Libya Stabilization Conference tackles December elections

After more than a decade; Libya’s capital Tripoli is hosting the first international conference on its years-long crisis, after the Libyan crisis file was presented to several Arab and international discussion tables, which contributed to laying the building blocks of political understandings following a complicated process, and put the country on the verge of expected presidential and parliamentary elections.

Libya Stabilization Conference brings together representatives of 27 countries and representatives of the League of Arab States, the African Union, the European Union, in addition to the United Nations, in response to the invitation of the Libyan government.

The most important main objectives of this conference are the security and economic aspects, which the Minister of Foreign Affairs and International Cooperation, Najla Al-Mangoush, anticipated, during a televised speech to Libyans, in which she enumerated a number of other aspects that the Libya Stabilization Conference aims at.

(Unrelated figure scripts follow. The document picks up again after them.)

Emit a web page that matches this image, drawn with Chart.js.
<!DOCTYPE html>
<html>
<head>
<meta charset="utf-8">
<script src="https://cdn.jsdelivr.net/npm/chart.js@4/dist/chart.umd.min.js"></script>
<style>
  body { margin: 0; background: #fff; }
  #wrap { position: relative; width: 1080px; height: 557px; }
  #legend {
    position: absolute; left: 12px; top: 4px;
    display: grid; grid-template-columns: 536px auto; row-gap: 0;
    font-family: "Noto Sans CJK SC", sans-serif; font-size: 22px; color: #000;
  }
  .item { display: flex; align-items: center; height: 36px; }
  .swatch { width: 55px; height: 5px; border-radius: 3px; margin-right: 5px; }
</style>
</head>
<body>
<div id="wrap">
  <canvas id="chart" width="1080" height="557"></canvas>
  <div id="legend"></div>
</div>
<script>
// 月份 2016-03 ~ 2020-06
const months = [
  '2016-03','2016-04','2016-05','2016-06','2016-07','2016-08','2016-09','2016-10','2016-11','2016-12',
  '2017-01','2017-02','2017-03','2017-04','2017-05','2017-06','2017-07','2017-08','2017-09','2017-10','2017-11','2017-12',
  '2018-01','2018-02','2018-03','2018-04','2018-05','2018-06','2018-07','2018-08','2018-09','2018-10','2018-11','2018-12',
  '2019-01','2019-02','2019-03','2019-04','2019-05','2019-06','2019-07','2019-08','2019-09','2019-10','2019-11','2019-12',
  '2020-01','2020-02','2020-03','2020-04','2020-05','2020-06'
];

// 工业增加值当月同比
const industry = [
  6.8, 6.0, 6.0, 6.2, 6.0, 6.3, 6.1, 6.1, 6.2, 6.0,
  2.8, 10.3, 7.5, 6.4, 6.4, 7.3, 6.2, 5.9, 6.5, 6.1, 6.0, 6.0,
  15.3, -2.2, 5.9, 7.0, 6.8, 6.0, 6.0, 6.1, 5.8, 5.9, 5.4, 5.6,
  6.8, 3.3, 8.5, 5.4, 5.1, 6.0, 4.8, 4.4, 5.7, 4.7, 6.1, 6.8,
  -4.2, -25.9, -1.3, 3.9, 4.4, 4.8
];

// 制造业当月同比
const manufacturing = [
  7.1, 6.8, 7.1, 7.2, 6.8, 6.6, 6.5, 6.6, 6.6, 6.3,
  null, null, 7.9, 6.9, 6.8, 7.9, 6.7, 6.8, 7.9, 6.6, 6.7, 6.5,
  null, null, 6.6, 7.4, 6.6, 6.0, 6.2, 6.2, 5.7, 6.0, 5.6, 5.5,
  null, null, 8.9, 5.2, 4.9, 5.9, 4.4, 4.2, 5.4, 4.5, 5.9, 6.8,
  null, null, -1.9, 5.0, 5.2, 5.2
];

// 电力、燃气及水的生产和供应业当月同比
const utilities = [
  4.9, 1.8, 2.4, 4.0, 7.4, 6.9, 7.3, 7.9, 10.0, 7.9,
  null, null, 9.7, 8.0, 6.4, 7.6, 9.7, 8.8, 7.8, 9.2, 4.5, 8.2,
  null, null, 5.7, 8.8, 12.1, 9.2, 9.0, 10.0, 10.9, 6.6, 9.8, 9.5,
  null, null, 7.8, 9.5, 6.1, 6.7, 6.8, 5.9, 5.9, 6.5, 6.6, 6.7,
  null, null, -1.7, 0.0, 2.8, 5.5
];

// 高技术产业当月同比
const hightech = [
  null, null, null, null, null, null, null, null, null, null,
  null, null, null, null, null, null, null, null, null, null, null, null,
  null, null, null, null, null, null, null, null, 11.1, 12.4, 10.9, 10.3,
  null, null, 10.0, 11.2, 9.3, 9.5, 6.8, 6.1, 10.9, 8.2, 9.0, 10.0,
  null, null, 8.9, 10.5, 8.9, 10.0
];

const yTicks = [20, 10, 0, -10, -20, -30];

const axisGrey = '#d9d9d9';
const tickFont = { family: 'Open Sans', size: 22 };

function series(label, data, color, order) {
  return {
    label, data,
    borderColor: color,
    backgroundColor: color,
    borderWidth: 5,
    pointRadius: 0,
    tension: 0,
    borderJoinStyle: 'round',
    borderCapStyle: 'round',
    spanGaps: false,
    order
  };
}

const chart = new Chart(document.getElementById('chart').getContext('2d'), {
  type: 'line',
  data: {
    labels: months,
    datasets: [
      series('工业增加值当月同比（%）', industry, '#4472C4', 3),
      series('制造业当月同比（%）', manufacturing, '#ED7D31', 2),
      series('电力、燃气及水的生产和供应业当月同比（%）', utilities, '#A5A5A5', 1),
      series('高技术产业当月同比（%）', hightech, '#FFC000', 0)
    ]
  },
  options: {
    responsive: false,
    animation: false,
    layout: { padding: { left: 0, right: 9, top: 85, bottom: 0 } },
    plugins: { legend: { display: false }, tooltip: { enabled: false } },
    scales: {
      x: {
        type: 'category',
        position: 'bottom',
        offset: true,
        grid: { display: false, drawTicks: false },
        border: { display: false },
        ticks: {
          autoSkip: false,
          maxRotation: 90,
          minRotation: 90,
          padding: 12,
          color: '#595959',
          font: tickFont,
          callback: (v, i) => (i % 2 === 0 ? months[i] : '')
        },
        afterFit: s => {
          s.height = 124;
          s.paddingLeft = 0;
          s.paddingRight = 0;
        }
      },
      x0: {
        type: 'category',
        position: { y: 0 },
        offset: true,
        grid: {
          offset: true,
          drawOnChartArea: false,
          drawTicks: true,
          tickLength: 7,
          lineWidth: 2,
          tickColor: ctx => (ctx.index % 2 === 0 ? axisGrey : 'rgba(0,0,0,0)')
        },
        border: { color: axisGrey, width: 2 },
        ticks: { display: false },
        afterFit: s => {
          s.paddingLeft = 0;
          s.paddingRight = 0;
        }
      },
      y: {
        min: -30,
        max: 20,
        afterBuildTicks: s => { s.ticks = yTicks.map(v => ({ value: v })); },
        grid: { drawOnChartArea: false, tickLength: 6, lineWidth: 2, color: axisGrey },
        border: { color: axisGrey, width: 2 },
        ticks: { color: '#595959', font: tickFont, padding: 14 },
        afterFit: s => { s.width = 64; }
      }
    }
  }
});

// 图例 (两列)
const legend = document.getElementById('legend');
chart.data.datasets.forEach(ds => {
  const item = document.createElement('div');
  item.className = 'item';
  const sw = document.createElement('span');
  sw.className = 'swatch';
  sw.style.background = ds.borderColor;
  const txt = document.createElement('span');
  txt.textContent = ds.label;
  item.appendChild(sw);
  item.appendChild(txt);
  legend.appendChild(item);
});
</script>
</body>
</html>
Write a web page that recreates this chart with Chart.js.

The aims include providing international support for the holding of the Libyan elections on their scheduled date on December 24th, and ensuring the optimal implementation of Security Council resolutions 2570 and 2571 and the Berlin Conferences 1 and 2, in addition to providing political and technical support for adherence to the ceasefire and to support the outcomes of the “5 + 5” Joint Military Commission.

However, the file of removing mercenaries and foreign forces, which the initiative aims to tackle as part of the reliable efforts for political and security stability in Libya, is still a point of contention between influential people in the Libyan political scene.

Several countries spare no effort in calling for political stability in Libya, but intention alone is not enough. It must be realistically embodied and translated, which seems difficult due to the conflict of international interests on the Libyan arena, which has become a scene of long-term foreign interventions.

Libyans are looking forward to holding the December elections on time, hoping that they will put an end to the state of division and war that dominates the Libyan political scene, as well as ending the leverage of the political bodies that have been at the forefront of the scene for years, whose struggle, more than once, has resulted in wars and disputes that have strained the Libyan economy, and dispersed international efforts.